PROBLEM:
Below is some material; set it all down exactly, apart from the pictures.

------------------------

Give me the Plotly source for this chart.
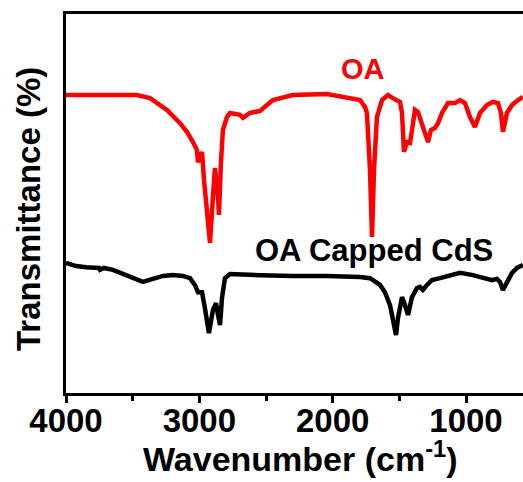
import plotly.graph_objects as go

# FTIR spectrum of oleic acid (OA)
oa_wavenumber = [4000, 3745, 3468, 3370, 3243, 3145, 3093, 3048, 3018, 3010, 2980, 2965,
                 2935, 2920, 2898, 2883, 2860, 2853, 2838, 2823, 2793, 2770, 2695, 2673,
                 2620, 2545, 2448, 2298, 2043, 1893, 1795, 1758, 1743, 1720, 1705, 1690,
                 1668, 1630, 1585, 1548, 1495, 1480, 1465, 1443, 1420, 1405, 1383, 1360,
                 1330, 1308, 1285, 1263, 1233, 1210, 1180, 1135, 1083, 1045, 1008, 970,
                 933, 895, 843, 798, 760, 738, 723, 693, 655, 610, 573]
oa_transmittance = [78.6, 78.6, 78.6, 77.8, 74.7, 71.2, 68.9, 66.2, 64.1, 60.9, 63.6, 56.2,
                    44.9, 39.6, 51.7, 59.4, 51.7, 47.0, 60.7, 69.4, 72.8, 73.9, 73.4, 72.6,
                    73.9, 74.4, 77.3, 78.6, 78.9, 78.1, 77.3, 75.5, 73.9, 58.8, 41.2, 58.8,
                    72.8, 77.3, 78.6, 77.8, 76.8, 73.9, 63.6, 66.2, 66.0, 69.4, 74.7, 74.1,
                    71.2, 68.6, 66.2, 69.4, 69.9, 71.2, 73.9, 76.5, 76.5, 77.3, 76.5, 72.8,
                    70.2, 73.9, 76.0, 76.8, 76.5, 73.9, 68.9, 73.9, 76.0, 77.3, 78.1]

# FTIR spectrum of OA-capped CdS nanoparticles
cds_wavenumber = [4000, 3925, 3850, 3753, 3745, 3715, 3648, 3573, 3498, 3423, 3348, 3273,
                  3198, 3123, 3070, 3033, 3010, 2980, 2958, 2928, 2898, 2875, 2860, 2845,
                  2830, 2808, 2770, 2643, 2545, 2298, 2043, 1795, 1720, 1645, 1608, 1570,
                  1548, 1525, 1510, 1480, 1458, 1435, 1405, 1368, 1345, 1323, 1293, 1255,
                  1195, 1120, 1045, 948, 873, 805, 768, 745, 723, 693, 655, 618, 573]
cds_transmittance = [34.3, 33.5, 33.2, 33.0, 32.5, 33.0, 32.5, 31.4, 30.1, 29.3, 30.1, 30.9,
                     31.1, 30.9, 30.3, 28.5, 26.6, 26.6, 22.4, 15.8, 21.9, 23.7, 20.6, 17.9,
                     25.1, 30.3, 31.4, 31.1, 31.1, 30.9, 30.9, 30.6, 30.3, 28.5, 26.6, 23.2,
                     18.7, 15.3, 19.8, 25.3, 23.2, 20.6, 25.3, 27.7, 28.0, 27.2, 28.5, 29.8,
                     30.3, 31.1, 31.7, 31.1, 30.3, 29.8, 30.1, 29.3, 27.2, 29.3, 31.7, 33.0, 33.8]

x_ticks = [4000, 3000, 2000, 1000]
x_tick_labels = ["4000", "3000", "2000", "1000"]
x_minor_ticks = [3500, 2500, 1500, 500]

FONT = "Liberation Sans, Arial, sans-serif"

fig = go.Figure()
fig.add_trace(go.Scatter(x=oa_wavenumber, y=oa_transmittance, mode="lines",
                         line=dict(color="#ff0000", width=4.5), name="OA"))
fig.add_trace(go.Scatter(x=cds_wavenumber, y=cds_transmittance, mode="lines",
                         line=dict(color="#000000", width=4.5), name="OA Capped CdS"))

# curve labels
fig.add_annotation(x=1772, y=85.5, text="OA", showarrow=False,
                   xanchor="center", yanchor="middle",
                   font=dict(family=FONT, size=29, color="#ff0000", weight="bold"))
fig.add_annotation(x=1690, y=37.5, text="OA Capped CdS", showarrow=False,
                   xanchor="center", yanchor="middle",
                   font=dict(family=FONT, size=31, color="#000000", weight="bold"))

# axis titles
fig.add_annotation(xref="paper", yref="paper", x=-0.081, y=0.4855,
                   text="Transmittance (%)", textangle=-90, showarrow=False,
                   xanchor="center", yanchor="middle",
                   font=dict(family=FONT, size=33, color="black", weight="bold"))
fig.add_annotation(xref="paper", yref="paper", x=0.514, y=-0.168,
                   text="Wavenumber (cm<sup>-1</sup>)", showarrow=False,
                   xanchor="center", yanchor="middle",
                   font=dict(family=FONT, size=34, color="black", weight="bold"))

fig.update_layout(
    width=523, height=482,
    margin=dict(l=66, r=0, t=14, b=89),
    paper_bgcolor="white", plot_bgcolor="white",
    showlegend=False,
    font=dict(family=FONT, color="black"),
)
fig.update_xaxes(
    range=[4000, 572.5],
    showgrid=False, zeroline=False,
    showline=True, linecolor="black", linewidth=3, mirror=True,
    tickmode="array", tickvals=x_ticks, ticktext=x_tick_labels,
    ticks="outside", ticklen=7, tickwidth=3, tickcolor="black",
    minor=dict(tickmode="array", tickvals=x_minor_ticks,
               ticks="outside", ticklen=5, tickwidth=3, tickcolor="black"),
    tickfont=dict(family=FONT, size=33, weight="bold"),
    ticklabelstandoff=-11,
)
fig.update_yaxes(
    range=[0, 100],
    showgrid=False, zeroline=False,
    showline=True, linecolor="black", linewidth=3, mirror=False,
    ticks="", showticklabels=False,
)

fig.write_html("out.html")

------------------------

EXERCISE RESULT:
Give me the Plotly source for this chart.
import plotly.graph_objects as go

# FTIR spectrum of oleic acid (OA)
oa_wavenumber = [4000, 3745, 3468, 3370, 3243, 3145, 3093, 3048, 3018, 3010, 2980, 2965,
                 2935, 2920, 2898, 2883, 2860, 2853, 2838, 2823, 2793, 2770, 2695, 2673,
                 2620, 2545, 2448, 2298, 2043, 1893, 1795, 1758, 1743, 1720, 1705, 1690,
                 1668, 1630, 1585, 1548, 1495, 1480, 1465, 1443, 1420, 1405, 1383, 1360,
                 1330, 1308, 1285, 1263, 1233, 1210, 1180, 1135, 1083, 1045, 1008, 970,
                 933, 895, 843, 798, 760, 738, 723, 693, 655, 610, 573]
oa_transmittance = [78.6, 78.6, 78.6, 77.8, 74.7, 71.2, 68.9, 66.2, 64.1, 60.9, 63.6, 56.2,
                    44.9, 39.6, 51.7, 59.4, 51.7, 47.0, 60.7, 69.4, 72.8, 73.9, 73.4, 72.6,
                    73.9, 74.4, 77.3, 78.6, 78.9, 78.1, 77.3, 75.5, 73.9, 58.8, 41.2, 58.8,
                    72.8, 77.3, 78.6, 77.8, 76.8, 73.9, 63.6, 66.2, 66.0, 69.4, 74.7, 74.1,
                    71.2, 68.6, 66.2, 69.4, 69.9, 71.2, 73.9, 76.5, 76.5, 77.3, 76.5, 72.8,
                    70.2, 73.9, 76.0, 76.8, 76.5, 73.9, 68.9, 73.9, 76.0, 77.3, 78.1]

# FTIR spectrum of OA-capped CdS nanoparticles
cds_wavenumber = [4000, 3925, 3850, 3753, 3745, 3715, 3648, 3573, 3498, 3423, 3348, 3273,
                  3198, 3123, 3070, 3033, 3010, 2980, 2958, 2928, 2898, 2875, 2860, 2845,
                  2830, 2808, 2770, 2643, 2545, 2298, 2043, 1795, 1720, 1645, 1608, 1570,
                  1548, 1525, 1510, 1480, 1458, 1435, 1405, 1368, 1345, 1323, 1293, 1255,
                  1195, 1120, 1045, 948, 873, 805, 768, 745, 723, 693, 655, 618, 573]
cds_transmittance = [34.3, 33.5, 33.2, 33.0, 32.5, 33.0, 32.5, 31.4, 30.1, 29.3, 30.1, 30.9,
                     31.1, 30.9, 30.3, 28.5, 26.6, 26.6, 22.4, 15.8, 21.9, 23.7, 20.6, 17.9,
                     25.1, 30.3, 31.4, 31.1, 31.1, 30.9, 30.9, 30.6, 30.3, 28.5, 26.6, 23.2,
                     18.7, 15.3, 19.8, 25.3, 23.2, 20.6, 25.3, 27.7, 28.0, 27.2, 28.5, 29.8,
                     30.3, 31.1, 31.7, 31.1, 30.3, 29.8, 30.1, 29.3, 27.2, 29.3, 31.7, 33.0, 33.8]

x_ticks = [4000, 3000, 2000, 1000]
x_tick_labels = ["4000", "3000", "2000", "1000"]
x_minor_ticks = [3500, 2500, 1500, 500]

FONT = "Liberation Sans, Arial, sans-serif"

fig = go.Figure()
fig.add_trace(go.Scatter(x=oa_wavenumber, y=oa_transmittance, mode="lines",
                         line=dict(color="#ff0000", width=4.5), name="OA"))
fig.add_trace(go.Scatter(x=cds_wavenumber, y=cds_transmittance, mode="lines",
                         line=dict(color="#000000", width=4.5), name="OA Capped CdS"))

# curve labels
fig.add_annotation(x=1772, y=85.5, text="OA", showarrow=False,
                   xanchor="center", yanchor="middle",
                   font=dict(family=FONT, size=29, color="#ff0000", weight="bold"))
fig.add_annotation(x=1690, y=37.5, text="OA Capped CdS", showarrow=False,
                   xanchor="center", yanchor="middle",
                   font=dict(family=FONT, size=31, color="#000000", weight="bold"))

# axis titles
fig.add_annotation(xref="paper", yref="paper", x=-0.081, y=0.4855,
                   text="Transmittance (%)", textangle=-90, showarrow=False,
                   xanchor="center", yanchor="middle",
                   font=dict(family=FONT, size=33, color="black", weight="bold"))
fig.add_annotation(xref="paper", yref="paper", x=0.514, y=-0.168,
                   text="Wavenumber (cm<sup>-1</sup>)", showarrow=False,
                   xanchor="center", yanchor="middle",
                   font=dict(family=FONT, size=34, color="black", weight="bold"))

fig.update_layout(
    width=523, height=482,
    margin=dict(l=66, r=0, t=14, b=89),
    paper_bgcolor="white", plot_bgcolor="white",
    showlegend=False,
    font=dict(family=FONT, color="black"),
)
fig.update_xaxes(
    range=[4000, 572.5],
    showgrid=False, zeroline=False,
    showline=True, linecolor="black", linewidth=3, mirror=True,
    tickmode="array", tickvals=x_ticks, ticktext=x_tick_labels,
    ticks="outside", ticklen=7, tickwidth=3, tickcolor="black",
    minor=dict(tickmode="array", tickvals=x_minor_ticks,
               ticks="outside", ticklen=5, tickwidth=3, tickcolor="black"),
    tickfont=dict(family=FONT, size=33, weight="bold"),
    ticklabelstandoff=-11,
)
fig.update_yaxes(
    range=[0, 100],
    showgrid=False, zeroline=False,
    showline=True, linecolor="black", linewidth=3, mirror=False,
    ticks="", showticklabels=False,
)

fig.write_html("out.html")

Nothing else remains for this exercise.